Problem details:
Copy all of the material word for word, except for the pictures.

--- begin ---

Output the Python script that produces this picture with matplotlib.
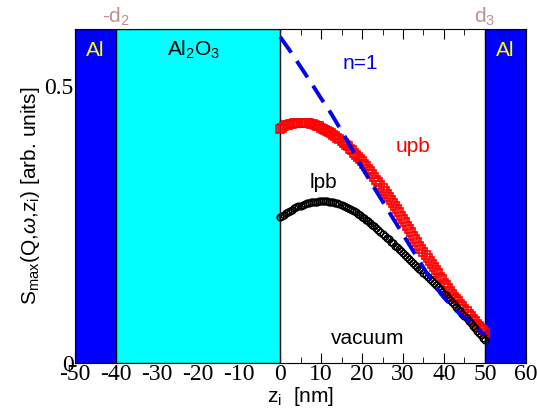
import numpy as np
import matplotlib
matplotlib.use('Agg')
import matplotlib.pyplot as plt

plt.rcParams['font.family'] = 'Liberation Sans'
plt.rcParams['font.serif'] = ['Liberation Serif', 'DejaVu Serif']
plt.rcParams['mathtext.fontset'] = 'custom'
plt.rcParams['mathtext.rm'] = 'Liberation Sans'
plt.rcParams['mathtext.it'] = 'Liberation Sans:italic'
plt.rcParams['axes.unicode_minus'] = False

# positions in the gap between the plates [nm]
z = np.arange(0, 50.5, 0.5)

upb = [0.423, 0.425, 0.427, 0.429, 0.430, 0.431, 0.432, 0.433, 0.433, 0.434,
       0.434, 0.434, 0.434, 0.434, 0.433, 0.432, 0.431, 0.430, 0.428, 0.427,
       0.425, 0.423, 0.421, 0.419, 0.417, 0.415, 0.412, 0.410, 0.407, 0.404,
       0.401, 0.398, 0.394, 0.391, 0.387, 0.384, 0.380, 0.376, 0.372, 0.368,
       0.364, 0.360, 0.355, 0.351, 0.346, 0.341, 0.336, 0.331, 0.326, 0.321,
       0.316, 0.311, 0.305, 0.300, 0.294, 0.289, 0.283, 0.278, 0.272, 0.266,
       0.260, 0.254, 0.248, 0.242, 0.236, 0.230, 0.224, 0.218, 0.212, 0.206,
       0.200, 0.195, 0.189, 0.184, 0.178, 0.173, 0.167, 0.162, 0.156, 0.151,
       0.145, 0.140, 0.135, 0.130, 0.125, 0.120, 0.115, 0.111, 0.106, 0.102,
       0.097, 0.093, 0.088, 0.084, 0.079, 0.075, 0.071, 0.067, 0.063, 0.059,
       0.055]

lpb = [0.264, 0.266, 0.268, 0.271, 0.273, 0.275, 0.277, 0.279, 0.281, 0.283,
       0.284, 0.286, 0.287, 0.288, 0.289, 0.290, 0.290, 0.291, 0.291, 0.292,
       0.292, 0.292, 0.292, 0.292, 0.291, 0.291, 0.290, 0.289, 0.288, 0.287,
       0.285, 0.284, 0.282, 0.280, 0.278, 0.276, 0.274, 0.272, 0.269, 0.267,
       0.264, 0.262, 0.259, 0.256, 0.253, 0.250, 0.247, 0.244, 0.240, 0.237,
       0.233, 0.230, 0.226, 0.223, 0.219, 0.216, 0.212, 0.209, 0.205, 0.202,
       0.198, 0.195, 0.191, 0.188, 0.184, 0.181, 0.177, 0.174, 0.170, 0.167,
       0.163, 0.159, 0.155, 0.152, 0.148, 0.144, 0.140, 0.137, 0.133, 0.129,
       0.125, 0.122, 0.118, 0.114, 0.110, 0.106, 0.101, 0.097, 0.093, 0.089,
       0.085, 0.081, 0.076, 0.072, 0.067, 0.063, 0.058, 0.054, 0.050, 0.045,
       0.041]

z_n1 = [0, 2.5, 5, 7.5, 10, 12.5, 15, 17.5, 20, 22.5, 25, 27.5, 30, 32.5, 35,
        37.5, 40, 42.5, 45, 47.5, 50]
n1 = [0.589, 0.563, 0.535, 0.507, 0.478, 0.450, 0.419, 0.387, 0.353, 0.322,
      0.292, 0.262, 0.232, 0.202, 0.172, 0.143, 0.118, 0.098, 0.082, 0.066,
      0.050]

xticks = list(range(-50, 61, 10))
yticks = [0, 0.5]
yticklabels = ['0', '0.5']

# layers: (start, end, colour)
layers = [(-50, -40, '#0000ff'), (-40, 0, '#00ffff'), (50, 60, '#0000ff')]

fig = plt.figure(figsize=(5.37, 4.19), dpi=100)
ax = fig.add_axes([0.1397, 0.1337, 0.8398, 0.7971])

for a, b, c in layers:
    ax.axvspan(a, b, facecolor=c, edgecolor='black', lw=1.0, zorder=3)

ax.plot(z, upb, 's', mfc='none', mec='red', ms=5.3, mew=1.2, zorder=4)
ax.plot(z, lpb, 'o', mfc='none', mec='black', ms=4.8, mew=1.1, zorder=4)
ax.plot(z_n1, n1, color='#0000ee', lw=2.8, ls=(0, (5, 2.6)), zorder=5)

ax.set_xlim(-50, 60)
ax.set_ylim(0, 0.603)
serif = dict(family='serif', fontsize=17)
ax.set_xticks(xticks)
ax.set_xticklabels([str(t) for t in xticks], **serif)
ax.set_xticks(np.arange(-50, 61, 5), minor=True)
ax.set_yticks(yticks)
ax.set_yticklabels(yticklabels, **serif)
ax.tick_params(which='both', direction='in', top=True, right=True, pad=1)
ax.tick_params(which='major', length=7)
ax.tick_params(which='minor', length=4)

ax.set_xlabel(r'z$_\mathregular{i}$  [nm]', fontsize=15, labelpad=0)
ax.set_ylabel(r'S$_\mathregular{max}$(Q,$\omega$,z$_\mathregular{i}$) [arb. units]',
              fontsize=15, labelpad=2)

ax.text(-45, 0.565, 'Al', color='yellow', fontsize=15, ha='center', va='center', zorder=6)
ax.text(55, 0.565, 'Al', color='yellow', fontsize=15, ha='center', va='center', zorder=6)
ax.text(-21, 0.565, r'Al$_\mathregular{2}$O$_\mathregular{3}$', color='black', fontsize=15,
        ha='center', va='center', zorder=6)
ax.text(19.5, 0.54, 'n=1', color='#0000ee', fontsize=15, ha='center', va='center', zorder=6)
ax.text(32.5, 0.39, 'upb', color='red', fontsize=15, ha='center', va='center', zorder=6)
ax.text(10.5, 0.325, 'lpb', color='black', fontsize=15, ha='center', va='center', zorder=6)
ax.text(21.5, 0.045, 'vacuum', color='black', fontsize=15, ha='center', va='center', zorder=6)
ax.text(-40, 0.625, r'-d$_\mathregular{2}$', color='#c09090', fontsize=15,
        ha='center', va='center', clip_on=False)
ax.text(50, 0.625, r'd$_\mathregular{3}$', color='#c09090', fontsize=15,
        ha='center', va='center', clip_on=False)

fig.savefig('out.png', dpi=100)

--- end ---

Correct output:
Output the Python script that produces this picture with matplotlib.
import numpy as np
import matplotlib
matplotlib.use('Agg')
import matplotlib.pyplot as plt

plt.rcParams['font.family'] = 'Liberation Sans'
plt.rcParams['font.serif'] = ['Liberation Serif', 'DejaVu Serif']
plt.rcParams['mathtext.fontset'] = 'custom'
plt.rcParams['mathtext.rm'] = 'Liberation Sans'
plt.rcParams['mathtext.it'] = 'Liberation Sans:italic'
plt.rcParams['axes.unicode_minus'] = False

# positions in the gap between the plates [nm]
z = np.arange(0, 50.5, 0.5)

upb = [0.423, 0.425, 0.427, 0.429, 0.430, 0.431, 0.432, 0.433, 0.433, 0.434,
       0.434, 0.434, 0.434, 0.434, 0.433, 0.432, 0.431, 0.430, 0.428, 0.427,
       0.425, 0.423, 0.421, 0.419, 0.417, 0.415, 0.412, 0.410, 0.407, 0.404,
       0.401, 0.398, 0.394, 0.391, 0.387, 0.384, 0.380, 0.376, 0.372, 0.368,
       0.364, 0.360, 0.355, 0.351, 0.346, 0.341, 0.336, 0.331, 0.326, 0.321,
       0.316, 0.311, 0.305, 0.300, 0.294, 0.289, 0.283, 0.278, 0.272, 0.266,
       0.260, 0.254, 0.248, 0.242, 0.236, 0.230, 0.224, 0.218, 0.212, 0.206,
       0.200, 0.195, 0.189, 0.184, 0.178, 0.173, 0.167, 0.162, 0.156, 0.151,
       0.145, 0.140, 0.135, 0.130, 0.125, 0.120, 0.115, 0.111, 0.106, 0.102,
       0.097, 0.093, 0.088, 0.084, 0.079, 0.075, 0.071, 0.067, 0.063, 0.059,
       0.055]

lpb = [0.264, 0.266, 0.268, 0.271, 0.273, 0.275, 0.277, 0.279, 0.281, 0.283,
       0.284, 0.286, 0.287, 0.288, 0.289, 0.290, 0.290, 0.291, 0.291, 0.292,
       0.292, 0.292, 0.292, 0.292, 0.291, 0.291, 0.290, 0.289, 0.288, 0.287,
       0.285, 0.284, 0.282, 0.280, 0.278, 0.276, 0.274, 0.272, 0.269, 0.267,
       0.264, 0.262, 0.259, 0.256, 0.253, 0.250, 0.247, 0.244, 0.240, 0.237,
       0.233, 0.230, 0.226, 0.223, 0.219, 0.216, 0.212, 0.209, 0.205, 0.202,
       0.198, 0.195, 0.191, 0.188, 0.184, 0.181, 0.177, 0.174, 0.170, 0.167,
       0.163, 0.159, 0.155, 0.152, 0.148, 0.144, 0.140, 0.137, 0.133, 0.129,
       0.125, 0.122, 0.118, 0.114, 0.110, 0.106, 0.101, 0.097, 0.093, 0.089,
       0.085, 0.081, 0.076, 0.072, 0.067, 0.063, 0.058, 0.054, 0.050, 0.045,
       0.041]

z_n1 = [0, 2.5, 5, 7.5, 10, 12.5, 15, 17.5, 20, 22.5, 25, 27.5, 30, 32.5, 35,
        37.5, 40, 42.5, 45, 47.5, 50]
n1 = [0.589, 0.563, 0.535, 0.507, 0.478, 0.450, 0.419, 0.387, 0.353, 0.322,
      0.292, 0.262, 0.232, 0.202, 0.172, 0.143, 0.118, 0.098, 0.082, 0.066,
      0.050]

xticks = list(range(-50, 61, 10))
yticks = [0, 0.5]
yticklabels = ['0', '0.5']

# layers: (start, end, colour)
layers = [(-50, -40, '#0000ff'), (-40, 0, '#00ffff'), (50, 60, '#0000ff')]

fig = plt.figure(figsize=(5.37, 4.19), dpi=100)
ax = fig.add_axes([0.1397, 0.1337, 0.8398, 0.7971])

for a, b, c in layers:
    ax.axvspan(a, b, facecolor=c, edgecolor='black', lw=1.0, zorder=3)

ax.plot(z, upb, 's', mfc='none', mec='red', ms=5.3, mew=1.2, zorder=4)
ax.plot(z, lpb, 'o', mfc='none', mec='black', ms=4.8, mew=1.1, zorder=4)
ax.plot(z_n1, n1, color='#0000ee', lw=2.8, ls=(0, (5, 2.6)), zorder=5)

ax.set_xlim(-50, 60)
ax.set_ylim(0, 0.603)
serif = dict(family='serif', fontsize=17)
ax.set_xticks(xticks)
ax.set_xticklabels([str(t) for t in xticks], **serif)
ax.set_xticks(np.arange(-50, 61, 5), minor=True)
ax.set_yticks(yticks)
ax.set_yticklabels(yticklabels, **serif)
ax.tick_params(which='both', direction='in', top=True, right=True, pad=1)
ax.tick_params(which='major', length=7)
ax.tick_params(which='minor', length=4)

ax.set_xlabel(r'z$_\mathregular{i}$  [nm]', fontsize=15, labelpad=0)
ax.set_ylabel(r'S$_\mathregular{max}$(Q,$\omega$,z$_\mathregular{i}$) [arb. units]',
              fontsize=15, labelpad=2)

ax.text(-45, 0.565, 'Al', color='yellow', fontsize=15, ha='center', va='center', zorder=6)
ax.text(55, 0.565, 'Al', color='yellow', fontsize=15, ha='center', va='center', zorder=6)
ax.text(-21, 0.565, r'Al$_\mathregular{2}$O$_\mathregular{3}$', color='black', fontsize=15,
        ha='center', va='center', zorder=6)
ax.text(19.5, 0.54, 'n=1', color='#0000ee', fontsize=15, ha='center', va='center', zorder=6)
ax.text(32.5, 0.39, 'upb', color='red', fontsize=15, ha='center', va='center', zorder=6)
ax.text(10.5, 0.325, 'lpb', color='black', fontsize=15, ha='center', va='center', zorder=6)
ax.text(21.5, 0.045, 'vacuum', color='black', fontsize=15, ha='center', va='center', zorder=6)
ax.text(-40, 0.625, r'-d$_\mathregular{2}$', color='#c09090', fontsize=15,
        ha='center', va='center', clip_on=False)
ax.text(50, 0.625, r'd$_\mathregular{3}$', color='#c09090', fontsize=15,
        ha='center', va='center', clip_on=False)

fig.savefig('out.png', dpi=100)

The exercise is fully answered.